A Framework for Making the Final Decision

After the demos, the reference calls, the proof of concept, and the commercial negotiation, you still have to make a decision. Here is the framework I have used consistently, and it is not complicated.

Score each platform against four criteria: fit to the specific problem you defined at the start, integration with your existing stack, total cost of ownership over three years, and realistic assessment of adoption likelihood given your team’s current capability and capacity. Weight those criteria based on what matters most in your specific context. The platform with the highest weighted score is usually the right choice. When it is not, the reason is usually politics, and that is worth naming explicitly rather than letting it distort the decision invisibly.

One more thing worth saying plainly: the best martech decision you can make is sometimes not to buy anything. I have seen teams spend six months evaluating platforms and conclude, correctly, that the problem they were trying to solve was a process problem rather than a technology problem. That is not a failed evaluation. That is a successful one.

For more on how marketing operations teams are approaching these decisions in 2025, including how structure, budget, and data strategy intersect with platform choices, the Marketing Operations section of The Marketing Juice is worth bookmarking. The platform selection decision does not exist in isolation, and the context around it matters as much as the decision itself.

About the Author

Keith Lacy is a marketing strategist and former agency CEO with 20+ years of experience across agency leadership, performance marketing, and commercial strategy. He writes The Marketing Juice to cut through the noise and share what works.

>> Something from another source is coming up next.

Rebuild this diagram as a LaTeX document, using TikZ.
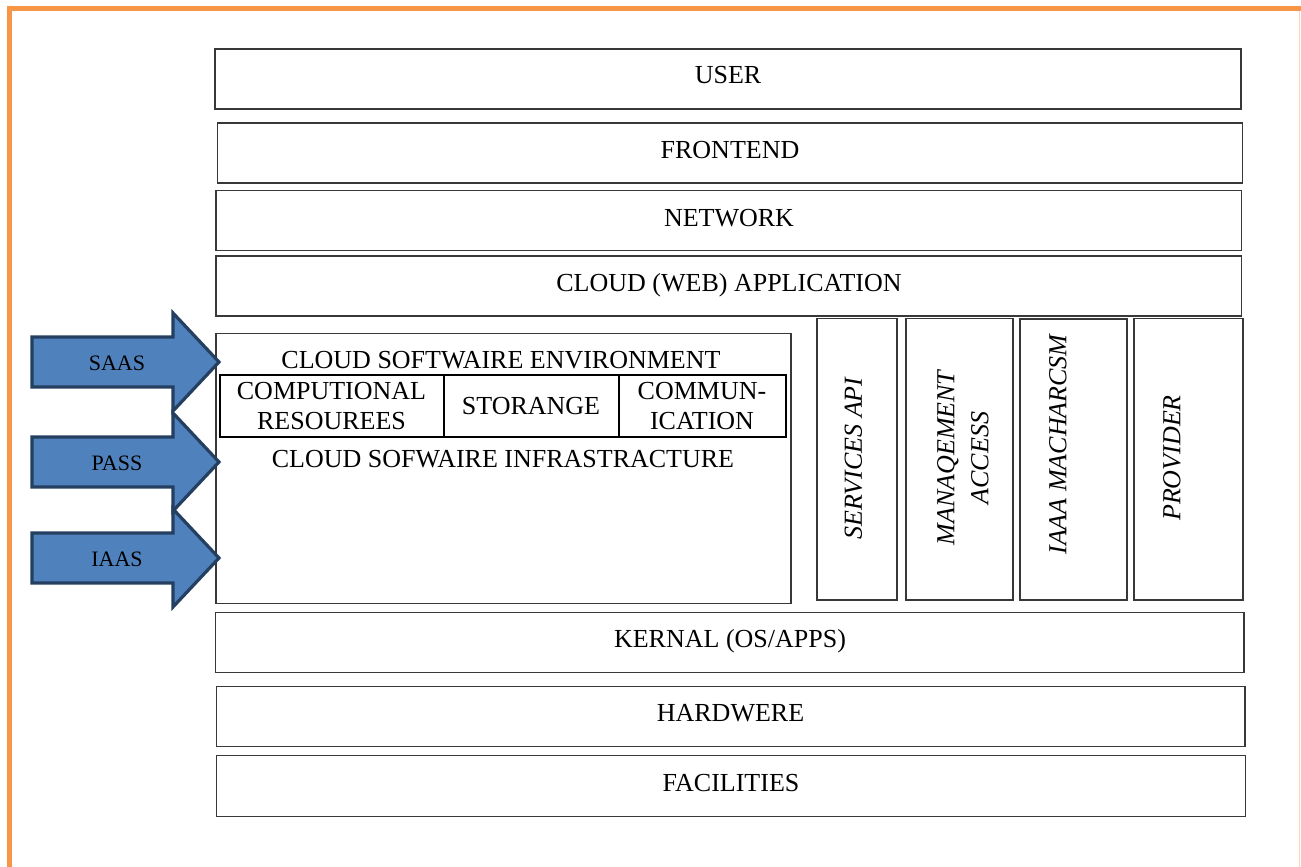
\documentclass[tikz,border=0pt]{standalone}
\usepackage{fontspec}
\setmainfont{Liberation Serif}
\definecolor{frameorange}{HTML}{F79646}
\definecolor{framelight}{HTML}{FBD5B5}
\definecolor{arrowfill}{HTML}{4F81BD}
\definecolor{arrowline}{HTML}{243F60}
\begin{document}
\begin{tikzpicture}[x=1pt,y=-1pt,
  box/.style={draw=black!78, line width=1.4pt},
  tablebox/.style={draw=black, line width=2pt},
  lbl/.style={font=\fontsize{26}{30}\selectfont, inner sep=0pt},
  vlbl/.style={font=\fontsize{26}{34}\selectfont\itshape, inner sep=0pt, rotate=90, align=center},
  arrlbl/.style={font=\fontsize{22}{26}\selectfont, inner sep=0pt},
  bigarrow/.style={fill=arrowfill, draw=arrowline, line width=3.2pt, line join=miter}
]
\useasboundingbox (0,0) rectangle (1301,867);

% orange frame
\draw[frameorange, line width=5pt, line join=miter] (9.5,867) -- (9.5,8.5) -- (1301,8.5);
\draw[framelight, line width=1.5pt] (1299.5,11) -- (1299.5,867);

% horizontal layers
\draw[box] (215,49) rectangle (1241,109);
\node[lbl, anchor=base] (user) at (728,84) {USER};
\draw[box] (217.5,123) rectangle (1242.5,183);
\node[lbl, anchor=base] (frontend) at (730,158) {FRONTEND};
\draw[box] (216,190.5) rectangle (1241.5,250.5);
\node[lbl, anchor=base] (network) at (729,226) {NETWORK};
\draw[box] (216,256) rectangle (1241.5,316);
\node[lbl, anchor=base] (cloudapp) at (729,291.5) {CLOUD (WEB) APPLICATION};

% big box
\draw[box] (216,333.5) rectangle (791,603.5);
\node[lbl, anchor=base] (env) at (501,368) {CLOUD SOFTWAIRE ENVIRONMENT};
\draw[tablebox] (220,375) rectangle (786,437);
\draw[tablebox] (443.5,375) -- (443.5,437);
\draw[tablebox] (618.5,375) -- (618.5,437);
\node[lbl, align=center] (comp) at (331.5,406) {COMPUTIONAL\\RESOUREES};
\node[lbl] (stor) at (531,406) {STORANGE};
\node[lbl, align=center] (comm) at (702,406) {COMMUN-\\ICATION};
\node[lbl, anchor=base] (infra) at (503,467) {CLOUD SOFWAIRE INFRASTRACTURE};

% vertical boxes
\draw[box] (817,318.5) rectangle (897,600);
\node[vlbl] (services) at (853.5,458.5) {SERVICES API};
\draw[box] (906,318.5) rectangle (1013,600);
\node[vlbl] (manag) at (963,458) {MANAQEMENT\\ACCESS};
\draw[box] (1020,319) rectangle (1127,600);
\node[vlbl] (iaaa) at (1058,444.5) {IAAA MACHARCSM};
\draw[box] (1134,318.5) rectangle (1243,600);
\node[vlbl] (provider) at (1172,458) {PROVIDER};

% lower layers
\draw[box] (215.5,612.5) rectangle (1244,672.5);
\node[lbl, anchor=base] (kernal) at (730,647.5) {KERNAL (OS/APPS)};
\draw[box] (216.5,686.5) rectangle (1245,746.5);
\node[lbl, anchor=base] (hardwere) at (730.5,721.5) {HARDWERE};
\draw[box] (216.5,755.5) rectangle (1245.5,816.5);
\node[lbl, anchor=base] (facilities) at (731,791) {FACILITIES};

% service model arrows
\foreach \c/\t/\n in {362/SAAS/saas, 462/PASS/pass, 558/IAAS/iaas}{
  \draw[bigarrow] (32,\c-25) -- (173,\c-25) -- (173,\c-49) -- (219,\c)
     -- (173,\c+49) -- (173,\c+25) -- (32,\c+25) -- cycle;
  \node[arrlbl] (\n) at (117,\c+1) {\t};
}
\end{tikzpicture}
\end{document}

Frequently Asked Questions

How long should a martech platform selection process take?
For most mid-market organisations, a thorough selection process takes eight to twelve weeks from initial brief to contract signature. Enterprise selections with complex integration requirements often take longer. The temptation to compress the timeline is understandable but usually produces worse decisions. The time spent on proper evaluation is almost always recovered in faster implementation and higher adoption.
What is the most common mistake in martech platform selection?
Starting with features rather than outcomes. Teams evaluate platforms based on what they can do rather than what the business needs to achieve. This produces decisions that look good in demos and disappoint in production. The fix is simple: define the specific business problem and the measurable outcome you expect before you open a vendor conversation.
How should martech platforms be evaluated for data privacy compliance?
Data privacy compliance should be a structured part of the evaluation, not an afterthought. Key questions include: where is data stored and processed, which subprocessors does the vendor use, how does the platform handle consent signals and data subject requests, and what happens to your data if you terminate the contract. Any vendor that cannot answer these questions clearly should not be shortlisted.
Is it worth running a proof of concept before committing to a martech platform?
Yes, particularly for platforms that will be central to your marketing operations. A structured proof of concept against a defined success criterion gives you real-world evidence of fit rather than vendor-curated demonstration evidence. Most enterprise vendors will accommodate a pilot if you ask. If a vendor refuses, treat that as a signal about how they prioritise customer outcomes relative to their own sales cycle.
How do you calculate the total cost of ownership for a martech platform?
Total cost of ownership includes licence fees, implementation costs, integration development, data migration, training, ongoing maintenance, and the internal time cost of adoption and administration. A working assumption for year one is two to three times the annual licence fee, though this varies significantly by platform complexity and your existing stack. For enterprise platforms with significant integration requirements, the multiplier can be higher. Always model costs over three years rather than one.